The two arch-enemies hide out in an isolated cabin in the Arizona desert so they can pull their switcheroo. This sequence, dreamed up by Davis and Astor, is the only justification for the film. Sandra huddles on the sofa reading fashion magazines and complaining about the loss of her urban comforts while Maggie, relentlessly chipper, strictly monitors her smoking, drinking, and diet. (“Who ever heard of an ounce of brandy?” Sandra whines.) Realistically but surprisingly, the women don’t bond, though their relationship is intimate and mutually dependent. Sandra, the independent, selfish woman, has the physical pregnancy (she even gets up in the night and sneaks into the kitchen for pickles) while Maggie, the wholesome nurturing type, becomes a strange combination of would-be mother — she thinks of the child as hers — and stand-in husband, pacing the floor outside the delivery room.

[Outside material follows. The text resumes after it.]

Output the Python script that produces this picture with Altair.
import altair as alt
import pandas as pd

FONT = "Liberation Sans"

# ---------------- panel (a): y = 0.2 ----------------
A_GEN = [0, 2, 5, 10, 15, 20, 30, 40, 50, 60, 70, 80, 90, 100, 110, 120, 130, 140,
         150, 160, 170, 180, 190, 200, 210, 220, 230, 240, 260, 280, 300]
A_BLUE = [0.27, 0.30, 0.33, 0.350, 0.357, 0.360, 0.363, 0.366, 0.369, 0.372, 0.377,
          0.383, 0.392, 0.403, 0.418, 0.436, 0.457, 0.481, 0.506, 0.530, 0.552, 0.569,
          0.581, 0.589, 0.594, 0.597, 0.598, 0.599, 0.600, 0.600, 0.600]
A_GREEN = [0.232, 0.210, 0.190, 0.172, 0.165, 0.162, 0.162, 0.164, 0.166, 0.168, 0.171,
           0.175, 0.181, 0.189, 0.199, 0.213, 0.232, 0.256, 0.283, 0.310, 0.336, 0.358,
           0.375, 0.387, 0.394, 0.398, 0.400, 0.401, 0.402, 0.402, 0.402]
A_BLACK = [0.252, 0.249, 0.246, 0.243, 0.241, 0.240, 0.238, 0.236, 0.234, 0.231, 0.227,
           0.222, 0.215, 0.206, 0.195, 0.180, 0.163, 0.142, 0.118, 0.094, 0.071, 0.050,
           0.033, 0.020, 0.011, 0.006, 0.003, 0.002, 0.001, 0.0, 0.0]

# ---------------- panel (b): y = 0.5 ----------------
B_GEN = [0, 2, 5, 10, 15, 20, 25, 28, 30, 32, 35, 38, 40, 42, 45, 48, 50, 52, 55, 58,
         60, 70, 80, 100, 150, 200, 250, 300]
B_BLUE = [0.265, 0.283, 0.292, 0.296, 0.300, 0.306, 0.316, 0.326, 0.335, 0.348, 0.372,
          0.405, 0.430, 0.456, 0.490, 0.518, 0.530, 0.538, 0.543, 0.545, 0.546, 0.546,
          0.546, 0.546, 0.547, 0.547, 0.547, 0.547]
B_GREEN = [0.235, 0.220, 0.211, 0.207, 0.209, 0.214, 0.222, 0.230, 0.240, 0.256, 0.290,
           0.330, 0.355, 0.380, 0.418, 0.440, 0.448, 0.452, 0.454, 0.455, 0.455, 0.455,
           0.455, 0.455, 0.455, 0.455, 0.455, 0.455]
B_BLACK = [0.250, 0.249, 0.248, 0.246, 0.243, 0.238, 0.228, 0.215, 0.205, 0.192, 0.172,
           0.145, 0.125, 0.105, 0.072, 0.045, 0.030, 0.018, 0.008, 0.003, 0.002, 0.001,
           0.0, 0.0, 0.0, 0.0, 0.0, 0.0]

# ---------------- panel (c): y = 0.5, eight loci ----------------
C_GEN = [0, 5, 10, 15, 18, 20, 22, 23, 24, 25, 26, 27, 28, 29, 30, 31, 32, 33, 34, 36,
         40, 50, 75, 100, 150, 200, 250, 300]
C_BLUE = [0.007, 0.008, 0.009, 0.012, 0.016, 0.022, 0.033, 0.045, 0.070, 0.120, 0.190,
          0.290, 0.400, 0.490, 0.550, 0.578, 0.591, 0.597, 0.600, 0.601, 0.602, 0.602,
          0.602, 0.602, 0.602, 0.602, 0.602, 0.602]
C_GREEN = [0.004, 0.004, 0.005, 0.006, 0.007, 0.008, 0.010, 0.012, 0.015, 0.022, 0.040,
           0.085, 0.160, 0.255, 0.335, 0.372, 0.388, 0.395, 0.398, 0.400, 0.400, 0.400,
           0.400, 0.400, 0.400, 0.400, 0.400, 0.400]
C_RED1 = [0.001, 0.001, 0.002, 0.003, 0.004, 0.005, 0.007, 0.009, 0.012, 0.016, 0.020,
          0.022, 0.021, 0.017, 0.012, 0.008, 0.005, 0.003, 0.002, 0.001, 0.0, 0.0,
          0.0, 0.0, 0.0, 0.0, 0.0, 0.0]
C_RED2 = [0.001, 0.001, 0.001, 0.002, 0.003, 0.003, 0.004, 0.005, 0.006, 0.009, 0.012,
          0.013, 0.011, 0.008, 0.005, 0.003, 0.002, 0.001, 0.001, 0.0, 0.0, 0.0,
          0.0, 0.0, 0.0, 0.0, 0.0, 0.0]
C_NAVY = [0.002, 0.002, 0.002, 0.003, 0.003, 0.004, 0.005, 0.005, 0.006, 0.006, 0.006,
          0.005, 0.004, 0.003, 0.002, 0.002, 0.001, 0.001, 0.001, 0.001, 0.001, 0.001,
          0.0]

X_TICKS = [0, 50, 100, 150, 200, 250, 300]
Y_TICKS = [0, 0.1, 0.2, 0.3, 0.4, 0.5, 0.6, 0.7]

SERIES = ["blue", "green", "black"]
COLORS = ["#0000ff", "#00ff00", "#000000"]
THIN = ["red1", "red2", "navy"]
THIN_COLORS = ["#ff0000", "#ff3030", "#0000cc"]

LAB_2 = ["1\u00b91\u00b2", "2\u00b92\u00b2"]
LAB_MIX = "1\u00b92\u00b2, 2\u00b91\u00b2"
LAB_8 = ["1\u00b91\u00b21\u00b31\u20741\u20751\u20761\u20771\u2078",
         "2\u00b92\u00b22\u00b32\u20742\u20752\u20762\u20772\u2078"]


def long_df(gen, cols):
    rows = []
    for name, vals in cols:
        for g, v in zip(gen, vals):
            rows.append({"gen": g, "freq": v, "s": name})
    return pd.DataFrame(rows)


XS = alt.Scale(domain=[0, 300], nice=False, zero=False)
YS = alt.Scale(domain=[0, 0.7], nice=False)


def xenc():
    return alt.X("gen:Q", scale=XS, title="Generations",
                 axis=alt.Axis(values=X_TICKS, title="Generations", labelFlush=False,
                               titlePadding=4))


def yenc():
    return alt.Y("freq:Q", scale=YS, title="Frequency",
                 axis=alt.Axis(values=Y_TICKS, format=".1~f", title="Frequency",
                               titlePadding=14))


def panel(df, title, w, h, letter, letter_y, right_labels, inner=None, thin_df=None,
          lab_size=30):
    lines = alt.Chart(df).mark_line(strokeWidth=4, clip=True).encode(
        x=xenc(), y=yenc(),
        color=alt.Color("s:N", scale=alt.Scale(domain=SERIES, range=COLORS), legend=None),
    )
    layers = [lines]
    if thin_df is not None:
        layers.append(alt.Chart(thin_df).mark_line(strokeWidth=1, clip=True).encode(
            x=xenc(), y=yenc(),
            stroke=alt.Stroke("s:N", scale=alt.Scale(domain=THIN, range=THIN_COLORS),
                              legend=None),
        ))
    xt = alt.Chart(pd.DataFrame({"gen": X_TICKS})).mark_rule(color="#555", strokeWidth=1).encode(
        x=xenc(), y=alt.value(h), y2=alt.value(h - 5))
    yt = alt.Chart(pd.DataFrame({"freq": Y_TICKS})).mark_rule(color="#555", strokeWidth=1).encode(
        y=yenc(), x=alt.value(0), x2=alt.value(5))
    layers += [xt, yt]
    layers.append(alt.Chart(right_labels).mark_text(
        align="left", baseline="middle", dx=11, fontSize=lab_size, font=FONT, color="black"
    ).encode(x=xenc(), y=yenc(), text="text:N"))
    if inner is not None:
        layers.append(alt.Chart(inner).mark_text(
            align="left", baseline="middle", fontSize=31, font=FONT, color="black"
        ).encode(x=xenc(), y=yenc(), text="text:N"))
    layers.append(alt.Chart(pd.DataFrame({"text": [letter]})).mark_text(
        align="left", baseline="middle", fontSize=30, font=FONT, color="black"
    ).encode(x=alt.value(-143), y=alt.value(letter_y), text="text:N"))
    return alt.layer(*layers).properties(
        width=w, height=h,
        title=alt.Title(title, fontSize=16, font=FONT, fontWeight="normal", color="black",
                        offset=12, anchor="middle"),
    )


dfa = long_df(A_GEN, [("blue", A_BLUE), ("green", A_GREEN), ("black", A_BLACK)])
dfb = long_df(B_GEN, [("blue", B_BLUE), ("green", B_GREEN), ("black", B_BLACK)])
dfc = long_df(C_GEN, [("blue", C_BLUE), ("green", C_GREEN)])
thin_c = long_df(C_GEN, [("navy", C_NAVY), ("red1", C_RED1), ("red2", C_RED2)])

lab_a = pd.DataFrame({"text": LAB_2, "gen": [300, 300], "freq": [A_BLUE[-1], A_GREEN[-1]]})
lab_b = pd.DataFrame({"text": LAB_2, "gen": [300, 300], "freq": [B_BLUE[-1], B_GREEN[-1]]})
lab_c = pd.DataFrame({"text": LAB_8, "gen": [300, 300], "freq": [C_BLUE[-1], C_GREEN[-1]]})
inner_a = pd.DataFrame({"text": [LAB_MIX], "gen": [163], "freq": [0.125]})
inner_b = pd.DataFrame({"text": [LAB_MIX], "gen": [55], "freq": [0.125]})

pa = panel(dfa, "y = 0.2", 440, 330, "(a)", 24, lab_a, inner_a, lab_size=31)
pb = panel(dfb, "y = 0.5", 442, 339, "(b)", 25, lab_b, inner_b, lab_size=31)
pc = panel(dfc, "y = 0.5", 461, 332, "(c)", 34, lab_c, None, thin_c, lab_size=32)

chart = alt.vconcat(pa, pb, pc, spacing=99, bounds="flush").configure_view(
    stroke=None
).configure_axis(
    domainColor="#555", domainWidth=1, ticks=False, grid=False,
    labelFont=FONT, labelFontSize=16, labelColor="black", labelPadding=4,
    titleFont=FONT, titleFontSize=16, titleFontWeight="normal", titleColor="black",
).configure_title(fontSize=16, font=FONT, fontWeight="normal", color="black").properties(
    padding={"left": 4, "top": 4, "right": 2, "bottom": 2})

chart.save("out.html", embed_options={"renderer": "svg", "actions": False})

The last part of the film makes up for this brief gleam of originality by plunging into a morass of sappy clichés. Pete returns after a few years in the jungle, pencil mustache intact, and Maggie lets him think the baby is hers. They settle into domestic bliss until Sandra drops by, having decided, of course, that she wants the child, and still believing she can win Pete back. She is deliciously mean, needling Maggie with references to the Arizona confinement, calling her “the proud mama,” and gloating, “How I love to do things I shouldn’t.” Of course, she gets neither the baby nor the man, and is left with only brandy and the piano — and the Oscar for best supporting actress, which Mary Astor won in 1941. She thanked Bette Davis and Tchaikovsky.

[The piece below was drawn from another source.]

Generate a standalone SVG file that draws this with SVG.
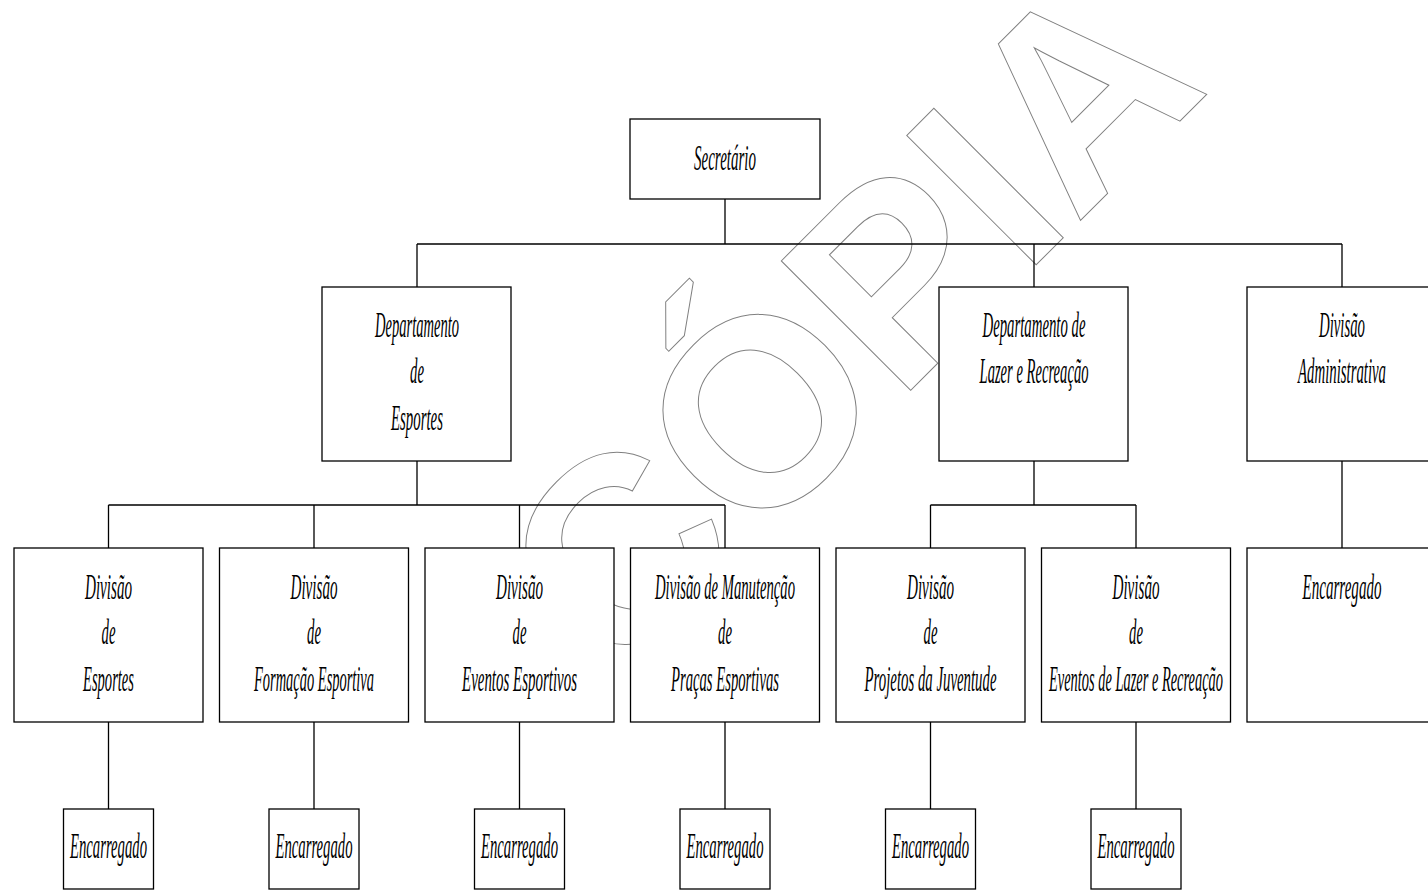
<svg xmlns="http://www.w3.org/2000/svg" width="1428" height="890" viewBox="0 0 1428 890">
  <style>
    .box { fill: #ffffff; stroke: #000000; stroke-width: 1.3; }
    .wire { fill: none; stroke: #000000; stroke-width: 1.3; }
    .lbl { font-family: "Liberation Serif", "Times New Roman", serif; font-style: italic; font-size: 35px; fill: #000000; text-anchor: middle; }
    .wm { font-family: "Liberation Sans", Arial, sans-serif; font-weight: bold; font-size: 266px; fill: none; stroke: #808080; stroke-width: 1; }
  </style>
  <rect width="1428" height="890" fill="#ffffff"/>

  <!-- outlined watermark -->
  <g id="watermark">
    <text class="wm" transform="translate(616,685) rotate(-45)">CÓPIA</text>
  </g>

  <!-- connectors -->
  <g id="connectors" class="wire">
    <path d="M725 199 V244 M417 244 H1342 M417 244 V287 M1034 244 V287 M1342 244 V287"/>
    <path d="M417 461 V505 M108.5 505 H725 M108.5 505 V548 M314 505 V548 M519.5 505 V548 M725 505 V548"/>
    <path d="M1034 461 V505 M930.5 505 H1136 M930.5 505 V548 M1136 505 V548"/>
    <path d="M1342 461 V548"/>
    <path d="M108.5 722 V809 M314 722 V809 M519.5 722 V809 M725 722 V809 M930.5 722 V809 M1136 722 V809"/>
  </g>

  <!-- top level -->
  <g id="secretario">
    <rect class="box" x="630" y="119" width="190" height="80"/>
    <text class="lbl" x="725" y="170" textLength="62" lengthAdjust="spacingAndGlyphs">Secretário</text>
  </g>

  <!-- departments -->
  <g id="dep-esportes">
    <rect class="box" x="322" y="287" width="189" height="174"/>
    <text class="lbl" x="417" y="337" textLength="84" lengthAdjust="spacingAndGlyphs">Departamento</text>
    <text class="lbl" x="417" y="383" textLength="14" lengthAdjust="spacingAndGlyphs">de</text>
    <text class="lbl" x="417" y="430" textLength="52" lengthAdjust="spacingAndGlyphs">Esportes</text>
  </g>
  <g id="dep-lazer">
    <rect class="box" x="939" y="287" width="189" height="174"/>
    <text class="lbl" x="1034" y="337" textLength="103" lengthAdjust="spacingAndGlyphs">Departamento de</text>
    <text class="lbl" x="1034" y="383" textLength="109" lengthAdjust="spacingAndGlyphs">Lazer e Recreação</text>
  </g>
  <g id="div-administrativa">
    <rect class="box" x="1247" y="287" width="189" height="174"/>
    <text class="lbl" x="1342" y="337" textLength="46" lengthAdjust="spacingAndGlyphs">Divisão</text>
    <text class="lbl" x="1342" y="383" textLength="88" lengthAdjust="spacingAndGlyphs">Administrativa</text>
  </g>

  <!-- divisions -->
  <g id="div-esportes">
    <rect class="box" x="14" y="548" width="189" height="174"/>
    <text class="lbl" x="108.5" y="599" textLength="47" lengthAdjust="spacingAndGlyphs">Divisão</text>
    <text class="lbl" x="108.5" y="644" textLength="14" lengthAdjust="spacingAndGlyphs">de</text>
    <text class="lbl" x="108.5" y="691" textLength="51" lengthAdjust="spacingAndGlyphs">Esportes</text>
  </g>
  <g id="div-formacao">
    <rect class="box" x="219.5" y="548" width="189" height="174"/>
    <text class="lbl" x="314" y="599" textLength="47" lengthAdjust="spacingAndGlyphs">Divisão</text>
    <text class="lbl" x="314" y="644" textLength="14" lengthAdjust="spacingAndGlyphs">de</text>
    <text class="lbl" x="314" y="691" textLength="120" lengthAdjust="spacingAndGlyphs">Formação Esportiva</text>
  </g>
  <g id="div-eventos">
    <rect class="box" x="425" y="548" width="189" height="174"/>
    <text class="lbl" x="519.5" y="599" textLength="47" lengthAdjust="spacingAndGlyphs">Divisão</text>
    <text class="lbl" x="519.5" y="644" textLength="14" lengthAdjust="spacingAndGlyphs">de</text>
    <text class="lbl" x="519.5" y="691" textLength="115" lengthAdjust="spacingAndGlyphs">Eventos Esportivos</text>
  </g>
  <g id="div-manutencao">
    <rect class="box" x="630.5" y="548" width="189" height="174"/>
    <text class="lbl" x="725" y="599" textLength="140" lengthAdjust="spacingAndGlyphs">Divisão de Manutenção</text>
    <text class="lbl" x="725" y="644" textLength="14" lengthAdjust="spacingAndGlyphs">de</text>
    <text class="lbl" x="725" y="691" textLength="108" lengthAdjust="spacingAndGlyphs">Praças Esportivas</text>
  </g>
  <g id="div-juventude">
    <rect class="box" x="836" y="548" width="189" height="174"/>
    <text class="lbl" x="930.5" y="599" textLength="47" lengthAdjust="spacingAndGlyphs">Divisão</text>
    <text class="lbl" x="930.5" y="644" textLength="14" lengthAdjust="spacingAndGlyphs">de</text>
    <text class="lbl" x="930.5" y="691" textLength="132" lengthAdjust="spacingAndGlyphs">Projetos da Juventude</text>
  </g>
  <g id="div-eventos-lazer">
    <rect class="box" x="1041.5" y="548" width="189" height="174"/>
    <text class="lbl" x="1136" y="599" textLength="47" lengthAdjust="spacingAndGlyphs">Divisão</text>
    <text class="lbl" x="1136" y="644" textLength="14" lengthAdjust="spacingAndGlyphs">de</text>
    <text class="lbl" x="1136" y="691" textLength="174" lengthAdjust="spacingAndGlyphs">Eventos de Lazer e Recreação</text>
  </g>
  <g id="enc-administrativa">
    <rect class="box" x="1247" y="548" width="189" height="174"/>
    <text class="lbl" x="1342" y="599" textLength="79" lengthAdjust="spacingAndGlyphs">Encarregado</text>
  </g>

  <!-- supervisors -->
  <g id="enc-esportes">
    <rect class="box" x="63.5" y="809" width="90" height="80"/>
    <text class="lbl" x="108.5" y="858" textLength="77" lengthAdjust="spacingAndGlyphs">Encarregado</text>
  </g>
  <g id="enc-formacao">
    <rect class="box" x="269" y="809" width="90" height="80"/>
    <text class="lbl" x="314" y="858" textLength="77" lengthAdjust="spacingAndGlyphs">Encarregado</text>
  </g>
  <g id="enc-eventos">
    <rect class="box" x="474.5" y="809" width="90" height="80"/>
    <text class="lbl" x="519.5" y="858" textLength="77" lengthAdjust="spacingAndGlyphs">Encarregado</text>
  </g>
  <g id="enc-manutencao">
    <rect class="box" x="680" y="809" width="90" height="80"/>
    <text class="lbl" x="725" y="858" textLength="77" lengthAdjust="spacingAndGlyphs">Encarregado</text>
  </g>
  <g id="enc-juventude">
    <rect class="box" x="885.5" y="809" width="90" height="80"/>
    <text class="lbl" x="930.5" y="858" textLength="77" lengthAdjust="spacingAndGlyphs">Encarregado</text>
  </g>
  <g id="enc-eventos-lazer">
    <rect class="box" x="1091" y="809" width="90" height="80"/>
    <text class="lbl" x="1136" y="858" textLength="77" lengthAdjust="spacingAndGlyphs">Encarregado</text>
  </g>
</svg>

She would have preferred to win for her most famous role, which came the next year in John Huston’s The Maltese Falcon. As Brigid O’Shaughnessy, Mary Astor created the prototype of the noir femme fatale, and her version is unusual in telling ways. When she enters Sam Spade’s office she is impeccably genteel, a far cry from later “sex bombs” like Ava Gardner or Audrey Totter. With her fur piece and little rakish hat, she seems to have stopped in to hire a detective on her way to a cocktail party. But she’s too nervous for a society matron, and she radiates deceit. As she tells her story her eyes dart around, never meeting Spade’s as he watches her calmly and steadily. Her voice is soft and breathless: Astor deliberately hyperventilated before her scenes to create this quality, recognizing how desperate Brigid is to be believed. The only real, unchanging basis of her personality is fear. The truth of the femme fatale is that for all her sexual power and toughness and confidence, she is always vulnerable and has to use her vulnerability, find a man to protect and help her. She is never a woman who can stand on her own, like Edith Cortright.

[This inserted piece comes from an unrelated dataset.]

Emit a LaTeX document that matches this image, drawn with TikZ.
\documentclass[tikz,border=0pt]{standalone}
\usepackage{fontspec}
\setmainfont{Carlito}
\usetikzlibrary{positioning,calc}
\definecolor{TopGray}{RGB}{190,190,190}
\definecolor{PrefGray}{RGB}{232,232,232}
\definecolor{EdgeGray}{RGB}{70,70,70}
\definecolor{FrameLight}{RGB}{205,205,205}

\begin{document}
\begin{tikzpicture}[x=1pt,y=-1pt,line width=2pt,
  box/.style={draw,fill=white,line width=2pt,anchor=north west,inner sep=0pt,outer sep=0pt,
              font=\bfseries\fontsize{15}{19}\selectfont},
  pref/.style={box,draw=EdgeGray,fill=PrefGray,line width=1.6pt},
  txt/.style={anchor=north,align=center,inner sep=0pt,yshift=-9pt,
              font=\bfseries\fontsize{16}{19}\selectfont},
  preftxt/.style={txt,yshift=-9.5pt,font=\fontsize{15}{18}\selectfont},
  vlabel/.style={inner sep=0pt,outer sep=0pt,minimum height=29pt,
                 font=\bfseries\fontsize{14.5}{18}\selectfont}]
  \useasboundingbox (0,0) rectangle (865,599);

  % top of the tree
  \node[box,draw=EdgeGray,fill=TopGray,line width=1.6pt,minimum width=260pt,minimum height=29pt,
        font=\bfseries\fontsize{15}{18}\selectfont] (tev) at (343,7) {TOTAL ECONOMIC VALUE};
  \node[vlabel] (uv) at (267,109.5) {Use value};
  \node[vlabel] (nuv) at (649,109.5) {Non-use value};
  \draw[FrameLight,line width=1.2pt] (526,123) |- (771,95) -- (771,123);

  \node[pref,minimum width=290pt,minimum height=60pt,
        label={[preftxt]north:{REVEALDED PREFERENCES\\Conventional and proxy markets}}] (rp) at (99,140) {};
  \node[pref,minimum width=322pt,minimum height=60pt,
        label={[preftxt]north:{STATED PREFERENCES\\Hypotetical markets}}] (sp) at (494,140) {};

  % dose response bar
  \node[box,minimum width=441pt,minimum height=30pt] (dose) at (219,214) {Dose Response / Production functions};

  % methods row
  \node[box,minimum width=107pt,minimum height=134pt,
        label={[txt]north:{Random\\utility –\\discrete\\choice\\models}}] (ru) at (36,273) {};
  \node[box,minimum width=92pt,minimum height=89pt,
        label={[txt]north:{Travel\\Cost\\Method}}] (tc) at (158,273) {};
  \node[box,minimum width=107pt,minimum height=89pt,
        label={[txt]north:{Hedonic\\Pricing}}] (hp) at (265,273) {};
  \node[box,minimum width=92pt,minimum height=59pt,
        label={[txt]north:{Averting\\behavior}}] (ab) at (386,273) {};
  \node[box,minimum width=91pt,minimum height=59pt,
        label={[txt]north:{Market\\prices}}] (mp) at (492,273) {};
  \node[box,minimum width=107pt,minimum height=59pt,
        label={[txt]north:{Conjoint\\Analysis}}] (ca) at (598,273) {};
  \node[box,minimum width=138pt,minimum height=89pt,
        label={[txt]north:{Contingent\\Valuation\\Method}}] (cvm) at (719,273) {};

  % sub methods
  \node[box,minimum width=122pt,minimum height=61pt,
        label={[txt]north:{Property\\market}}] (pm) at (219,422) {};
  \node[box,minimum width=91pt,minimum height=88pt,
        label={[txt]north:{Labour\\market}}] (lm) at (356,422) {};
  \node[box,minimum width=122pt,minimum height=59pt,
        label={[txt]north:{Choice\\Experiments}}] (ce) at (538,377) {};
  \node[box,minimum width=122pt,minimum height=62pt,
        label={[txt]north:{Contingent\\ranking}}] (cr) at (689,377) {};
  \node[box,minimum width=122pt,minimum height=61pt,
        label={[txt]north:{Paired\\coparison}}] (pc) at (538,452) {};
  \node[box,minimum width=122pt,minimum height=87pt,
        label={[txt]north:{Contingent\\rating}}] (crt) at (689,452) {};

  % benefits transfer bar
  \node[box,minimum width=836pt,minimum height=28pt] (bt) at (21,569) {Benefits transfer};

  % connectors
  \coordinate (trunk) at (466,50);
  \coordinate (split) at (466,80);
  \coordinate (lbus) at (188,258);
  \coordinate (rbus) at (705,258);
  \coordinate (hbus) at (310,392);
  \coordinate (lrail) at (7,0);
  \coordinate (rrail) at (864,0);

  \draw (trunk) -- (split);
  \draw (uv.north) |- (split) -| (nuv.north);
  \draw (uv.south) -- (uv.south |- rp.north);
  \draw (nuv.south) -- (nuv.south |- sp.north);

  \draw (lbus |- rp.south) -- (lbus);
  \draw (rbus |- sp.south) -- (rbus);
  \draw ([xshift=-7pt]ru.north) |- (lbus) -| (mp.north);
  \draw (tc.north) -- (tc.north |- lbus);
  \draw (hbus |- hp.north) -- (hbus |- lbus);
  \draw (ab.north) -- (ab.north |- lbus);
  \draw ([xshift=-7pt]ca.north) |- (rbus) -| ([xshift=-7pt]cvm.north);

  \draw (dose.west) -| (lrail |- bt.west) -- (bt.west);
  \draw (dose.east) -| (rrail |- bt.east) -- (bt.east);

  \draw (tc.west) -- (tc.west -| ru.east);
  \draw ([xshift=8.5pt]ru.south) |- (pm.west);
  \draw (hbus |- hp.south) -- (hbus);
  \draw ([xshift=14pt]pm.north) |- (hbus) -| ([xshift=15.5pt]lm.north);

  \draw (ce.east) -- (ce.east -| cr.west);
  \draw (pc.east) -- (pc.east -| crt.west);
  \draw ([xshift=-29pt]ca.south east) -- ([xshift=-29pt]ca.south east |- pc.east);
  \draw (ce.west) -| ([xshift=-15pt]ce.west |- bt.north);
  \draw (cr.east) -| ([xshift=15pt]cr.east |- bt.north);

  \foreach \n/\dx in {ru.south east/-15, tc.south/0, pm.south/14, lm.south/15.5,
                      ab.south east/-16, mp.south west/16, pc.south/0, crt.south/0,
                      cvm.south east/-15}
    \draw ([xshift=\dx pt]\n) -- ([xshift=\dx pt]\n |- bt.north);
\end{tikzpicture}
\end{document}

Even more than her beauty, she uses her weakness to appeal to male vanity: “I’m so alone and afraid . . . You’re brave and strong. You can spare me some of that courage and strength.” It’s a ploy, as Sam realizes: “You won’t need much of anyone’s help — you’re good. It’s your eyes, chiefly, and that throb in your voice.” He always responds to her this way, as someone watching a performance. He appreciates her artificiality, even as he mocks her “schoolgirl manner” (“Do sit down,” she says, sniffing her corsage), simultaneously admiring and despising her. Film noir expects us to respond to the femme fatale the way Spade responds to Brigid: to admire her skill and her gall, to be fascinated by her deceptions and transformations, but ultimately to reject her. Spade doesn’t really care that Brigid is a killer, only that she tried to play him for a sap. It’s his pride, not his moral sense, that is hurt.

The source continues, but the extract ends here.